> _Request_
Begin with the opening line of the records and extract each line through the one holding "TEXT, strokeWidth: 0.35"; pictures are not part of the copy.

> _Source material_

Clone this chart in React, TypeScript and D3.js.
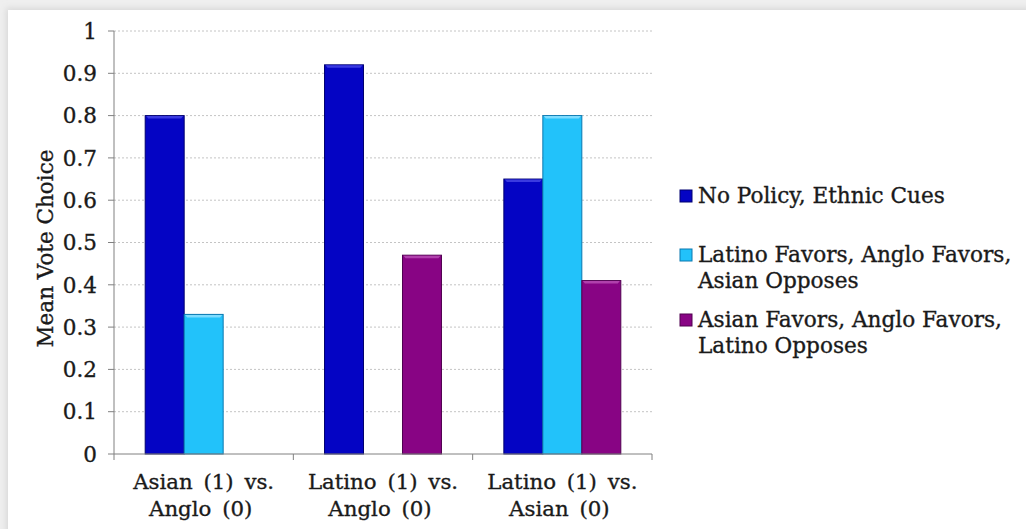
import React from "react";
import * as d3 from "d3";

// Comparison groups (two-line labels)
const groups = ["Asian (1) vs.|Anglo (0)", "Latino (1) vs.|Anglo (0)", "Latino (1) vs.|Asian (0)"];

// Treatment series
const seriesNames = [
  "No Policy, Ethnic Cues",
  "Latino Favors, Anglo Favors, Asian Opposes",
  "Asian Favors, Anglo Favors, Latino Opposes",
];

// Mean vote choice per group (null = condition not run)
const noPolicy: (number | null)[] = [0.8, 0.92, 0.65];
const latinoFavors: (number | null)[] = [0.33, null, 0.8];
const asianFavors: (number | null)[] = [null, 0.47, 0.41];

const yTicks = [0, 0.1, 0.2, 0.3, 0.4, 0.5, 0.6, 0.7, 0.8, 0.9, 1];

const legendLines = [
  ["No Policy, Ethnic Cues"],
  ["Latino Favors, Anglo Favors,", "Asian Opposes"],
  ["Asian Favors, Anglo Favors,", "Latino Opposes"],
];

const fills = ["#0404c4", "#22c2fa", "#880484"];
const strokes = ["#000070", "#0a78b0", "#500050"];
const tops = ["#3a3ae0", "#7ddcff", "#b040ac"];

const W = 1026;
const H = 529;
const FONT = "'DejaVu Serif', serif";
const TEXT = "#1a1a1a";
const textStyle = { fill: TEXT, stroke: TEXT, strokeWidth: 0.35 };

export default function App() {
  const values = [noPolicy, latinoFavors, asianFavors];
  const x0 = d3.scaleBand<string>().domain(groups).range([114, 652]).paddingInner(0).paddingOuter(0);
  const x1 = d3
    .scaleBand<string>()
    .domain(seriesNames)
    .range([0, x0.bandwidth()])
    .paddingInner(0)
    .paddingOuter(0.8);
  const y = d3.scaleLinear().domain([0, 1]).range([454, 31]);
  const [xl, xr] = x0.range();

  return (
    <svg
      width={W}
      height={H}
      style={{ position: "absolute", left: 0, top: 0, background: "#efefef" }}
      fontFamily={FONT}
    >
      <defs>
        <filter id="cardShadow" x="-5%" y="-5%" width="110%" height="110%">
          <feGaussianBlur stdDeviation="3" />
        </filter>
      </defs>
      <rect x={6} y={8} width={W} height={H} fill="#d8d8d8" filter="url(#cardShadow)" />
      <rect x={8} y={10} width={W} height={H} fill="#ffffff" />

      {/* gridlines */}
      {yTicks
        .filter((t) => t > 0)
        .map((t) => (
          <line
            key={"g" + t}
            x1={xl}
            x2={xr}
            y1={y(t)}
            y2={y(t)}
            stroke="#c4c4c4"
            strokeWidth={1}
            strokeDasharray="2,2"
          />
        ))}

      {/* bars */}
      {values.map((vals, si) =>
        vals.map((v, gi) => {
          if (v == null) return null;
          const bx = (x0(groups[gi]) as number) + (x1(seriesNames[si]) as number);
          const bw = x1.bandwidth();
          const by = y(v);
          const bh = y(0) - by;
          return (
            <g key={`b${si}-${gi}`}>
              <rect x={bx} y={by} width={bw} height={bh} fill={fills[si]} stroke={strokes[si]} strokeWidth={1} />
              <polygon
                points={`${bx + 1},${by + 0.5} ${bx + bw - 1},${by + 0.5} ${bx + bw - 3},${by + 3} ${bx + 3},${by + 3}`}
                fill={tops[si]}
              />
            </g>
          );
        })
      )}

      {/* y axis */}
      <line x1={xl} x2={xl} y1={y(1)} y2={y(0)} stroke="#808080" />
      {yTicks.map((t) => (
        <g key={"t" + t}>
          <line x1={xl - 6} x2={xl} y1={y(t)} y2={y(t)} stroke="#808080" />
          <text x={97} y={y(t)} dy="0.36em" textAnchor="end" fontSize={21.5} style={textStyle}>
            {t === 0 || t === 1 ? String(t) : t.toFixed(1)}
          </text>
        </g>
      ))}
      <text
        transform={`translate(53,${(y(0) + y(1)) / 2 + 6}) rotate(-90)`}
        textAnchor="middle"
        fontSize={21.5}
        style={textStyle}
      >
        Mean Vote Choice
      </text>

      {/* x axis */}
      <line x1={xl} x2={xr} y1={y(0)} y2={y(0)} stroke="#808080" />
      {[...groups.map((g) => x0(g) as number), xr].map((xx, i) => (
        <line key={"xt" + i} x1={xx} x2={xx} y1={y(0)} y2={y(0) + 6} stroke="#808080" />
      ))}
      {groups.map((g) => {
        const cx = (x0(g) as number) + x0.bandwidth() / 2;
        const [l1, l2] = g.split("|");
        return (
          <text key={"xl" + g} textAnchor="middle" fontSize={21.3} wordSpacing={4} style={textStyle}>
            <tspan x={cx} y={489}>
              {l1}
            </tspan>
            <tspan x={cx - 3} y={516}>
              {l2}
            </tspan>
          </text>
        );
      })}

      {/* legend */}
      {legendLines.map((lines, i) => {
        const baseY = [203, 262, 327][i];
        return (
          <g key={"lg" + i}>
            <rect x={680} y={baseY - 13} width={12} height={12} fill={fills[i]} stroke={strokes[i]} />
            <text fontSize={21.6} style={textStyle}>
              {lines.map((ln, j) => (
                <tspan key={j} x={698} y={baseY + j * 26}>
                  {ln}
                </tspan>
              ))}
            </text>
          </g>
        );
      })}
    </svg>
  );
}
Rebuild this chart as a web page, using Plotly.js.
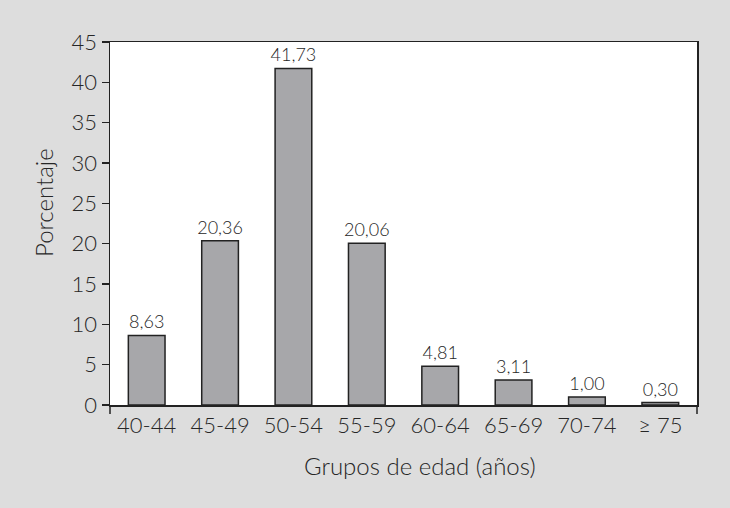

> _Exercise output_
Clone this chart in React, TypeScript and D3.js.
import React from "react";
import * as d3 from "d3";

// Comparison groups (two-line labels)
const groups = ["Asian (1) vs.|Anglo (0)", "Latino (1) vs.|Anglo (0)", "Latino (1) vs.|Asian (0)"];

// Treatment series
const seriesNames = [
  "No Policy, Ethnic Cues",
  "Latino Favors, Anglo Favors, Asian Opposes",
  "Asian Favors, Anglo Favors, Latino Opposes",
];

// Mean vote choice per group (null = condition not run)
const noPolicy: (number | null)[] = [0.8, 0.92, 0.65];
const latinoFavors: (number | null)[] = [0.33, null, 0.8];
const asianFavors: (number | null)[] = [null, 0.47, 0.41];

const yTicks = [0, 0.1, 0.2, 0.3, 0.4, 0.5, 0.6, 0.7, 0.8, 0.9, 1];

const legendLines = [
  ["No Policy, Ethnic Cues"],
  ["Latino Favors, Anglo Favors,", "Asian Opposes"],
  ["Asian Favors, Anglo Favors,", "Latino Opposes"],
];

const fills = ["#0404c4", "#22c2fa", "#880484"];
const strokes = ["#000070", "#0a78b0", "#500050"];
const tops = ["#3a3ae0", "#7ddcff", "#b040ac"];

const W = 1026;
const H = 529;
const FONT = "'DejaVu Serif', serif";
const TEXT = "#1a1a1a";
const textStyle = { fill: TEXT, stroke: TEXT, strokeWidth: 0.35 };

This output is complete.